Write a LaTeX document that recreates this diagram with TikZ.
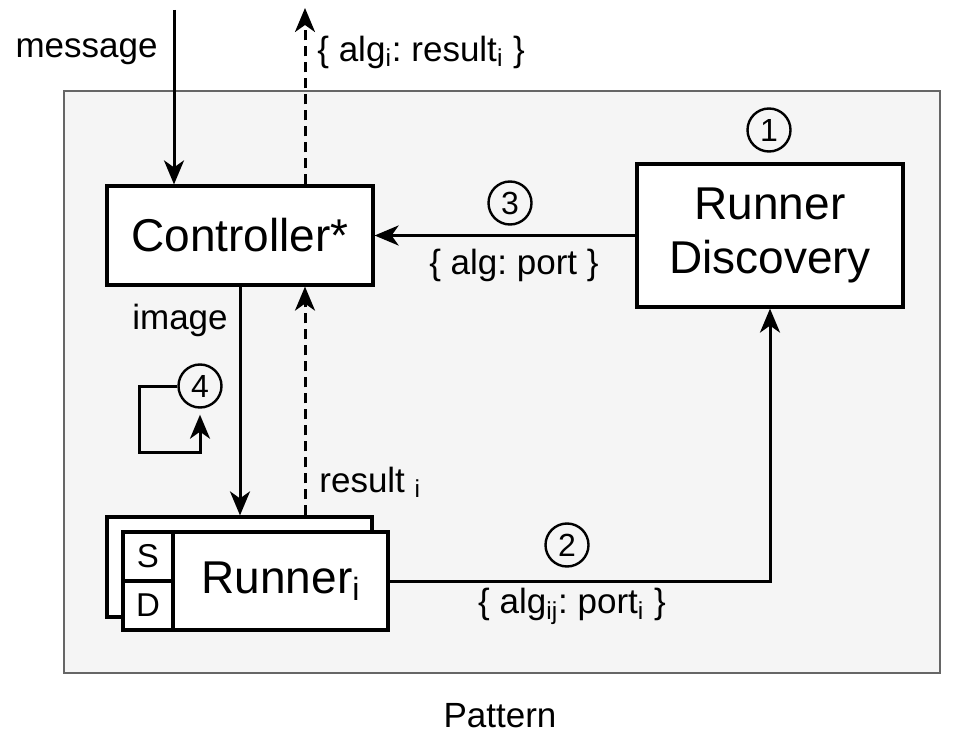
\documentclass[tikz,border=0pt]{standalone}
\usepackage{fontspec}
\setmainfont{Liberation Sans}
\usetikzlibrary{arrows.meta}
\definecolor{contfill}{HTML}{F5F5F5}
\definecolor{contdraw}{HTML}{666666}
\frenchspacing
\begin{document}
\begin{tikzpicture}[x=0.5pt,y=-0.5pt,
  box/.style={draw=black,line width=1.6pt,fill=white,inner sep=0pt,font=\fontsize{23}{27}\selectfont,align=center},
  cell/.style={draw=black,line width=1.6pt,fill=white,inner sep=0pt,minimum width=25pt,minimum height=24.5pt,font=\fontsize{16.5}{19}\selectfont},
  lbl/.style={font=\fontsize{17.5}{20}\selectfont,inner sep=0pt},
  num/.style={circle,draw=black,line width=1.2pt,minimum size=21.5pt,inner sep=0pt,font=\fontsize{16}{18}\selectfont},
  arr/.style={line width=1.5pt,-{Stealth[length=12pt,width=10pt,inset=3.5pt]}},
  dsh/.style={dash pattern=on 5pt off 3pt}
]
\useasboundingbox (0,0) rectangle (974,754);
% container
\node[draw=contdraw,fill=contfill,line width=1.1pt,minimum width=438pt,minimum height=291pt,inner sep=0pt] (cont) at (502,382) {};
\node[lbl] (pattern) at (500,716) {Pattern};
% main boxes
\node[box,minimum width=133pt,minimum height=49.5pt] (ctrl) at (240,235.5) {Controller*};
\node[box,minimum width=133pt,minimum height=71.5pt] (rd) at (770,235.5) {Runner\\Discovery};
\node[box,minimum width=132.5pt,minimum height=50pt] (back) at (239.5,567) {};
\node[box,minimum width=132.5pt,minimum height=49pt] (front) at (255.5,581) {};
\node[cell] (s) at (148,556.5) {S};
\node[cell] (d) at (148,605.5) {D};
\node[font=\fontsize{23}{27}\selectfont,inner sep=0pt] (rtext) at (281,581) {Runner\textsubscript{i}};
% numbers
\node[num] (c1) at (769,130) {1};
\node[num] (c2) at (567,545) {2};
\node[num] (c3) at (510,203) {3};
\node[num] (c4) at (200,386) {4};
% free ends
\coordinate (msgtop) at (174,10);
\coordinate (outtop) at (305,8);
\coordinate (loopa) at (139,452);
% connectors
\draw[arr] (msgtop) -- (msgtop |- ctrl.north);
\draw[arr,dsh] (outtop |- ctrl.north) -- (outtop);
\draw[arr] (rd.west) -- (ctrl.east);
\draw[arr] (ctrl.south) -- (ctrl.south |- back.north);
\draw[arr,dsh] (outtop |- back.north) -- (outtop |- ctrl.south);
\draw[arr] (front.east) -| (rd.south);
\draw[arr,shorten >=3pt] (c4.west) -| (loopa) -| (c4.south);
% labels
\node[lbl,anchor=east] (lmsg) at (158,52) {message};
\node[lbl,anchor=west] (lout) at (317,52) {\{ alg\textsubscript{i}: result\textsubscript{i} \}};
\node[lbl] (lport) at (514,265) {\{ alg: port \}};
\node[lbl] (limg) at (180,320) {image};
\node[lbl,anchor=base west] (lres) at (319,492) {result \textsubscript{i}};
\node[lbl] (lij) at (572,606) {\{ alg\textsubscript{ij}: port\textsubscript{i} \}};
\end{tikzpicture}
\end{document}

* _REQUIREMENTS_
Copy each line exactly, and leave the pictures out of your copy.

* _OUTPUT OF THE TASK_
Write a LaTeX document that recreates this diagram with TikZ.
\documentclass[tikz,border=0pt]{standalone}
\usepackage{fontspec}
\setmainfont{Liberation Sans}
\usetikzlibrary{arrows.meta}
\definecolor{contfill}{HTML}{F5F5F5}
\definecolor{contdraw}{HTML}{666666}
\frenchspacing
\begin{document}
\begin{tikzpicture}[x=0.5pt,y=-0.5pt,
  box/.style={draw=black,line width=1.6pt,fill=white,inner sep=0pt,font=\fontsize{23}{27}\selectfont,align=center},
  cell/.style={draw=black,line width=1.6pt,fill=white,inner sep=0pt,minimum width=25pt,minimum height=24.5pt,font=\fontsize{16.5}{19}\selectfont},
  lbl/.style={font=\fontsize{17.5}{20}\selectfont,inner sep=0pt},
  num/.style={circle,draw=black,line width=1.2pt,minimum size=21.5pt,inner sep=0pt,font=\fontsize{16}{18}\selectfont},
  arr/.style={line width=1.5pt,-{Stealth[length=12pt,width=10pt,inset=3.5pt]}},
  dsh/.style={dash pattern=on 5pt off 3pt}
]
\useasboundingbox (0,0) rectangle (974,754);
% container
\node[draw=contdraw,fill=contfill,line width=1.1pt,minimum width=438pt,minimum height=291pt,inner sep=0pt] (cont) at (502,382) {};
\node[lbl] (pattern) at (500,716) {Pattern};
% main boxes
\node[box,minimum width=133pt,minimum height=49.5pt] (ctrl) at (240,235.5) {Controller*};
\node[box,minimum width=133pt,minimum height=71.5pt] (rd) at (770,235.5) {Runner\\Discovery};
\node[box,minimum width=132.5pt,minimum height=50pt] (back) at (239.5,567) {};
\node[box,minimum width=132.5pt,minimum height=49pt] (front) at (255.5,581) {};
\node[cell] (s) at (148,556.5) {S};
\node[cell] (d) at (148,605.5) {D};
\node[font=\fontsize{23}{27}\selectfont,inner sep=0pt] (rtext) at (281,581) {Runner\textsubscript{i}};
% numbers
\node[num] (c1) at (769,130) {1};
\node[num] (c2) at (567,545) {2};
\node[num] (c3) at (510,203) {3};
\node[num] (c4) at (200,386) {4};
% free ends
\coordinate (msgtop) at (174,10);
\coordinate (outtop) at (305,8);
\coordinate (loopa) at (139,452);
% connectors
\draw[arr] (msgtop) -- (msgtop |- ctrl.north);
\draw[arr,dsh] (outtop |- ctrl.north) -- (outtop);
\draw[arr] (rd.west) -- (ctrl.east);
\draw[arr] (ctrl.south) -- (ctrl.south |- back.north);
\draw[arr,dsh] (outtop |- back.north) -- (outtop |- ctrl.south);
\draw[arr] (front.east) -| (rd.south);
\draw[arr,shorten >=3pt] (c4.west) -| (loopa) -| (c4.south);
% labels
\node[lbl,anchor=east] (lmsg) at (158,52) {message};
\node[lbl,anchor=west] (lout) at (317,52) {\{ alg\textsubscript{i}: result\textsubscript{i} \}};
\node[lbl] (lport) at (514,265) {\{ alg: port \}};
\node[lbl] (limg) at (180,320) {image};
\node[lbl,anchor=base west] (lres) at (319,492) {result \textsubscript{i}};
\node[lbl] (lij) at (572,606) {\{ alg\textsubscript{ij}: port\textsubscript{i} \}};
\end{tikzpicture}
\end{document}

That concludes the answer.